Le vin, des banquets de victoire aux tables des négociations, est le compagnon fidèle des diplomates, et la boisson omniprésente de la diplomatie et de la géopolitique.
À Paris, à la Tour d’argent, on peut voir le couvert du dîner des Trois Empereurs [1], et le souvenir des activités de Carême et de Talleyrand lors du congrès de Vienne (1814) plane encore dans les mémoires. Plus près de nous, François Hollande a repensé l’art de la table au service de la diplomatie, lorsqu’en ce mois de juin 2014 il a successivement dîné avec Barack Obama, puis soupé avec Vladimir Poutine. Pour autant, si le vin est un des instruments de la géopolitique, la géopolitique du vin est encore passée sous silence, alors même qu’elle témoigne d’une certaine idée de la puissance culturelle et économique. Alors que les vendangeurs s’activent dans le vignoble, et que les foires aux vins attirent des milliers de passionnés, l’on peut parcourir les pièces de ce vin français inséré dans le grand jeu diplomatique.
Une des pièces maîtresses de l’économie française
Chaque année, la France le dispute à l’Italie pour obtenir la première place du pays qui produit le plus de vin. En moyenne, elle produit 41.4 millions d’hl de vin, ce qui représente 16% de la production mondiale. Mais la puissance économique du vignoble ne se mesure pas qu’à la quantité d’hectolitres produits annuellement. Le vin joue un rôle non négligeable dans l’économie nationale. Ce ne sont pas moins de 558 000 emplois directs et indirects qui dépendent de la filière vin, dont 142 000 viticulteurs.
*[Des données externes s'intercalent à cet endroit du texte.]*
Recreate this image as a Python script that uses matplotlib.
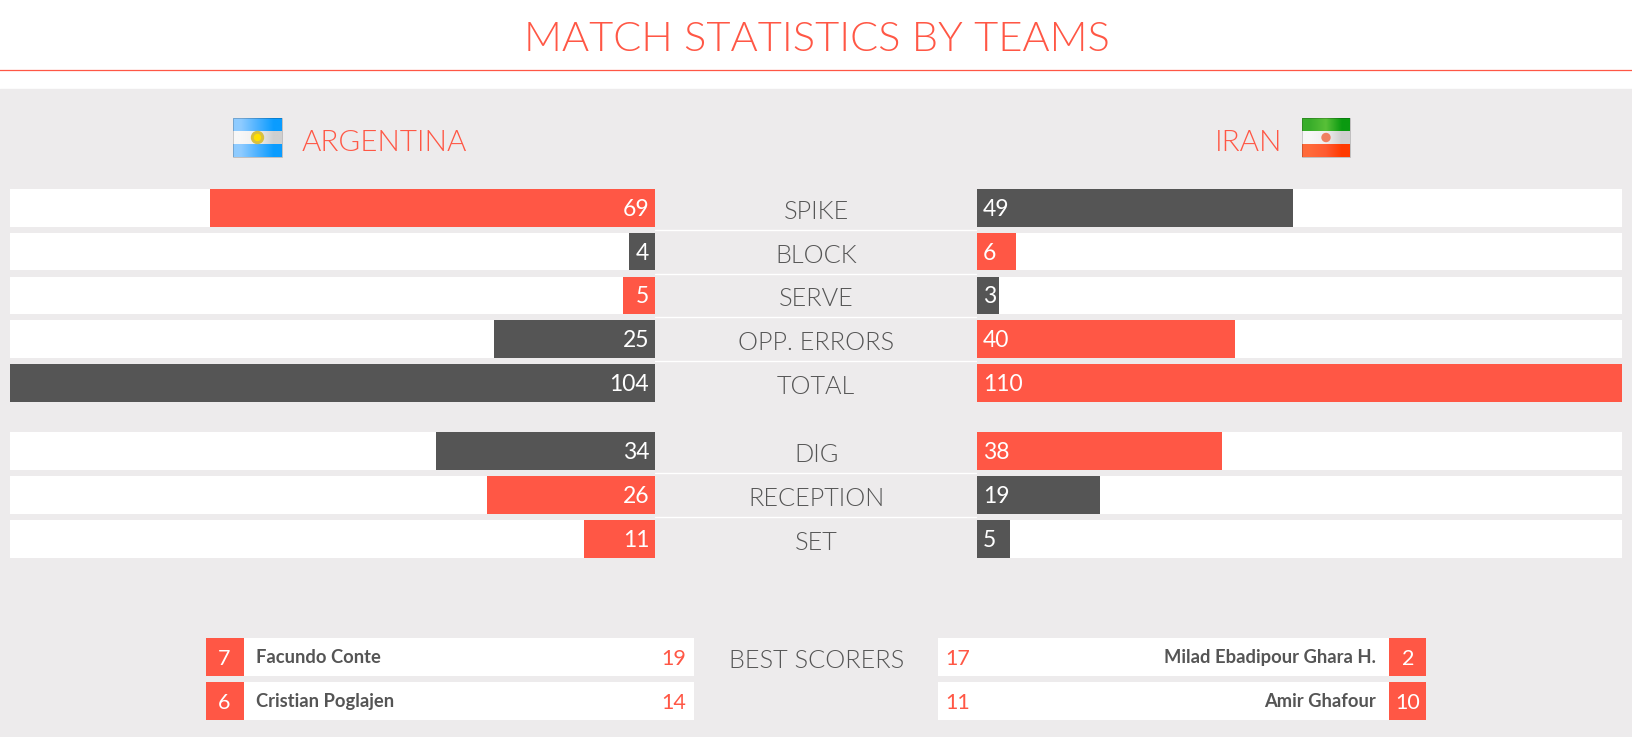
import numpy as np
import matplotlib
matplotlib.use("Agg")
import matplotlib.pyplot as plt
from matplotlib.colors import to_rgb
from matplotlib.patches import Rectangle, Circle

W, H = 1633, 737

RED = "#ff5745"
DARK = "#555555"
BG = "#edebec"
THIN = 300
MIN_BAR = 3.4  # the page keeps small bars wide enough for their digit

plt.rcParams["font.family"] = ["Lato", "DejaVu Sans"]

# attack and defence rows, bars are percent of the row width, capped at 100
stats_top = ["SPIKE", "BLOCK", "SERVE", "OPP. ERRORS", "TOTAL"]
arg_top = [69, 4, 5, 25, 104]
iran_top = [49, 6, 3, 40, 110]

stats_bottom = ["DIG", "RECEPTION", "SET"]
arg_bottom = [34, 26, 11]
iran_bottom = [38, 19, 5]

scorers_arg = ["Facundo Conte", "Cristian Poglajen"]
shirts_arg = [7, 6]
points_arg = [19, 14]
scorers_iran = ["Milad Ebadipour Ghara H.", "Amir Ghafour"]
shirts_iran = [2, 10]
points_iran = [17, 11]


def px_axes(fig, x0, y0, x1, y1):
    # axes from pixel box, y measured from the top of the picture
    ax = fig.add_axes([x0 / W, 1 - y1 / H, (x1 - x0) / W, (y1 - y0) / H])
    ax.axis("off")
    return ax


def stat_block(fig, labels, left, right, y0, y1):
    n = len(labels)
    pitch = (y1 - y0) / n
    bar_h = 37.5 / pitch
    ax_l = px_axes(fig, 10, y0, 655, y1)
    ax_r = px_axes(fig, 977.4, y0, 1622.4, y1)
    for ax in (ax_l, ax_r):
        ax.set_ylim(n - 0.5, -0.5)
        ax.barh(range(n), [100] * n, height=bar_h, color="white", zorder=1)
    ax_l.set_xlim(100, 0)
    ax_r.set_xlim(0, 100)
    for i in range(n):
        c_l = RED if left[i] > right[i] else DARK
        c_r = RED if right[i] > left[i] else DARK
        ax_l.barh(i, max(left[i], MIN_BAR), height=bar_h, color=c_l, zorder=2)
        ax_r.barh(i, max(right[i], MIN_BAR), height=bar_h, color=c_r, zorder=2)
        ax_l.text(0.9, i + 8 / pitch, str(left[i]), color="white", fontsize=16.5,
                  ha="right", va="baseline", zorder=3)
        ax_r.text(0.9, i + 8 / pitch, str(right[i]), color="white", fontsize=16.5,
                  ha="left", va="baseline", zorder=3)
    # centre labels sit on the same rows
    ax_c = px_axes(fig, 655, y0, 977.4, y1)
    ax_c.set_ylim(n - 0.5, -0.5)
    ax_c.set_xlim(0, 1)
    for i, lab in enumerate(labels):
        ax_c.text(0.5, i + 11 / pitch, lab, color=DARK, fontsize=18.2, fontweight=THIN,
                  ha="center", va="baseline")
        if i < n - 1:
            ax_c.axhline(i + 0.5, color="white", lw=1)


def scorer_block(fig, names, shirts, points, x0, x1, side):
    n = len(names)
    ax = px_axes(fig, x0, 635, x1, 723)
    ax.set_xlim(x0, x1)
    ax.set_ylim(n - 0.5, -0.5)
    ax.barh(range(n), [x1 - x0] * n, left=x0, height=38 / 44, color="white")
    for i in range(n):
        if side == "left":
            ax.barh(i, 38, left=x0, height=38 / 44, color=RED)
            ax.text(x0 + 18, i + 8 / 44, str(shirts[i]), color="white", fontsize=15.5,
                    ha="center", va="baseline")
            ax.text(x0 + 50, i + 6 / 44, names[i], color=DARK, fontsize=13.2,
                    fontweight="bold", va="baseline")
            ax.text(x1 - 8, i + 8 / 44, str(points[i]), color=RED, fontsize=15.5,
                    ha="right", va="baseline")
        else:
            ax.barh(i, 37, left=x1 - 37, height=38 / 44, color=RED)
            ax.text(x1 - 18.5, i + 8 / 44, str(shirts[i]), color="white", fontsize=15.5,
                    ha="center", va="baseline")
            ax.text(x1 - 51, i + 6 / 44, names[i], color=DARK, fontsize=13.2,
                    fontweight="bold", ha="right", va="baseline")
            ax.text(x0 + 7, i + 8 / 44, str(points[i]), color=RED, fontsize=15.5,
                    va="baseline")


def flag(ax, x, y, w, h, stripes):
    # three glossy stripes, each a left to right colour ramp
    third = h / 3
    for k, stops in enumerate(stripes):
        img = np.array([[to_rgb(c) for c in stops]])
        ax.imshow(img, extent=(x, x + w, y + (k + 1) * third, y + k * third),
                  aspect="auto", interpolation="bilinear", zorder=2)
    ax.add_patch(Rectangle((x, y), w, h, fill=False, ec="#00000030", lw=0.7, zorder=3))


fig = plt.figure(figsize=(W / 100, H / 100), dpi=100, facecolor="white")
bg = fig.add_axes([0, 0, 1, 1])
bg.axis("off")
bg.add_patch(Rectangle((0, 89), W, H - 89, color=BG, zorder=0))
bg.plot([0, W], [70, 70], color=RED, lw=0.9, zorder=1)
bg.text(817, 51, "MATCH STATISTICS BY TEAMS", color=RED, fontsize=30, fontweight=THIN,
        ha="center", va="baseline")
bg.text(302, 151, "ARGENTINA", color=RED, fontsize=21.3, fontweight=THIN, va="baseline")
bg.text(1282, 151, "IRAN", color=RED, fontsize=21.3, fontweight=THIN, ha="right", va="baseline")
bg.text(817, 668, "BEST SCORERS", color=DARK, fontsize=18.2, fontweight=THIN,
        ha="center", va="baseline")

sky = ["#8ecbff", "#4db2ff", "#0a9cff"]
flag(bg, 233, 118, 49, 39, [sky, ["#f7f7f7", "#efefef", "#cfcfcf"], sky])
bg.add_patch(Circle((257.5, 137.5), 6, color="#d8c040", zorder=4))
bg.add_patch(Circle((257.5, 137.5), 3, color="#ffe000", zorder=5))
flag(bg, 1302, 118, 48, 39, [["#38ad2a", "#58c038", "#0a9a10"],
                             ["#f7f7f7", "#efefef", "#cfcfcf"],
                             ["#ff6a3a", "#ff5a30", "#ff3a00"]])
bg.add_patch(Circle((1326, 137.5), 4, color="#f08060", zorder=4))
bg.set_xlim(0, W)
bg.set_ylim(H, 0)

stat_block(fig, stats_top, arg_top, iran_top, 186, 404.75)
stat_block(fig, stats_bottom, arg_bottom, iran_bottom, 429, 561)

scorer_block(fig, scorers_arg, shirts_arg, points_arg, 206, 694, "left")
scorer_block(fig, scorers_iran, shirts_iran, points_iran, 938.4, 1426.4, "right")

fig.savefig("out.png", dpi=100)
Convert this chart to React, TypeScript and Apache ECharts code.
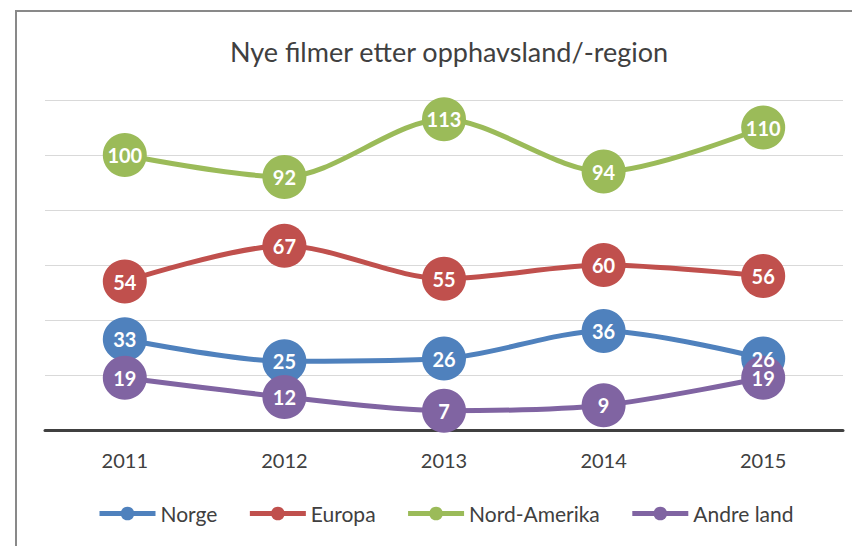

Les vins et spiritueux sont le deuxième secteur français d’exportation, derrière l’aéronautique, et devant la chimie. Certes on loue régulièrement les contrats obtenus par Airbus pour vendre ses avions à tel ou tel pays, mais on pourrait aussi chanter les louanges des caisses de champagne, de bordeaux ou de bourgogne expédiées de par le monde. La valeur des exportations, en 2012, est ainsi évaluée à 7.6 milliards d’euros [2]. Cette richesse du secteur agricole et de la filière vin n’est pas nouvelle, elle a toujours été un des points forts de la France. Richelieu le rapportait en son temps dans son Testament politique :
« La France est si fertile en blé, si abondante en vins et si remplie de lin et de chanvres pour faire les toiles et cordages nécessaires à la navigation que (…) nous tirerons l’argent de ceux qui voudront avoir nos marchandises qui leur sont si nécessaires et nous ne nous chargerons point beaucoup de leurs denrées qui nous sont si peu utiles. [3] »
Pour autant, chacune des grandes régions françaises a des marchés d’exportations différenciés.